Ceilidh. Time for folk music and dancing. Get your dancing shoes on and you’d find yourself doing the Gay Gordons and Strip The Willow before you know it. Most children in Scotland start to learn these dances in primary school, but if you find yourself at a ceilidh, go for it and have a spectacular time. We also have Highland dancing.
Tartan. Personal thing for a lot of people. There is more etiquette than rules surrounding tartan. Highland dress is the traditional dress of Scotland.
Hogmanay. Scotland is known for its Hogmanay celebrations, especially the big street parties in Edinburgh and Glasgow. Older traditions are still clinging on like first-footing and the fireballs. Renditions of Auld Lang Syne are a massive part of tradition, too.
Fossils. A fossil of the oldest known creature to have lived on land was discovered in Stonehaven.
Literature. Scottish writers include Arthur Conan Doyle, Iain M. Banks, Robert Burns, Lewis Grassic Gibbon, Val McDiarmid, Ian Rankin, Robert Louis Stevenson, Louise Welsh, Irvine Welsh, J. M. Barrie and Muriel Spark. A lot of crime writers in there…

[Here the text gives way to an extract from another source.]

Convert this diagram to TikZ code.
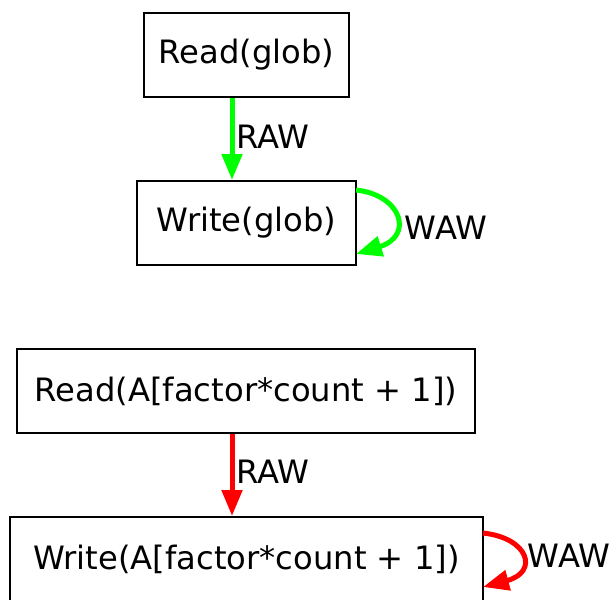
\documentclass[tikz,border=0pt]{standalone}
\usepackage{fontspec}
\setmainfont{DejaVu Sans}
\usetikzlibrary{arrows.meta}
\begin{document}
\begin{tikzpicture}[x=0.5pt,y=-0.5pt,
  op/.style={draw=black, line width=1pt, minimum height=42pt, inner sep=0pt,
    font=\fontsize{16.1}{19}\selectfont},
  dep/.style={line width=2.5pt, -{Triangle[length=13pt,width=10pt]}},
  lbl/.style={font=\fontsize{16.1}{19}\selectfont, inner sep=0pt}]
\useasboundingbox (0,0) rectangle (613,599);
\clip (0,0) rectangle (613,599);

% scalar dependences on glob
\node[op, minimum width=102.5pt] (rg) at (246.5,55) {Read(glob)};
\node[op, minimum width=109.5pt] (wg) at (246.5,223) {Write(glob)};
\draw[dep, green] (rg.south -| 232,0) -- (wg.north -| 232,0);
\node[lbl, anchor=west] (rawg) at (236,137) {RAW};
\coordinate (gs) at (356,190);
\coordinate (ge) at (356,254);
\draw[dep, green] (gs) .. controls (402,195) and (414,236) .. (ge);
\node[lbl] (wawg) at (446,228) {WAW};

% array dependences on A[factor*count + 1]
\node[op, minimum width=229pt] (ra) at (246,391) {Read(A[factor*count + 1])};
\node[op, minimum width=236.5pt] (wa) at (246.5,559) {Write(A[factor*count + 1])};
\draw[dep, red] (ra.south -| 232,0) -- (wa.north -| 232,0);
\node[lbl, anchor=west] (rawa) at (236,472) {RAW};
\coordinate (as) at (483,533);
\coordinate (ae) at (483,587);
\draw[dep, red] (as) .. controls (529,538) and (539,572) .. (ae);
\node[lbl] (wawa) at (569,556) {WAW};
\end{tikzpicture}
\end{document}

Food. Haggis is one we’re well known for. Wild Haggis can be hunted in the Highlands, but most go straight to the butcher or supermarket. Very tasty dish. Vegan version is very, very yummy, too. The deep-fried Mars bar originated here. Have never eaten one, never intend to. Irn-Bru is the non-alcoholic drink that has been around since 1901. A beverage I may have drunk once, though if I did, it was the first and last time. Porage is also spectacular. May I recommend one cup of oats to two cups of milk and a very lazy five minutes in the microwave. If you want to get creative with oats, however, Cranachan is your friend.
Hogwarts. The school was voted 36th best educational establishment in Scotland.
So there you have it, Persephoneers: a whirlwind tour of just a handful of the things that make Scotland what it is.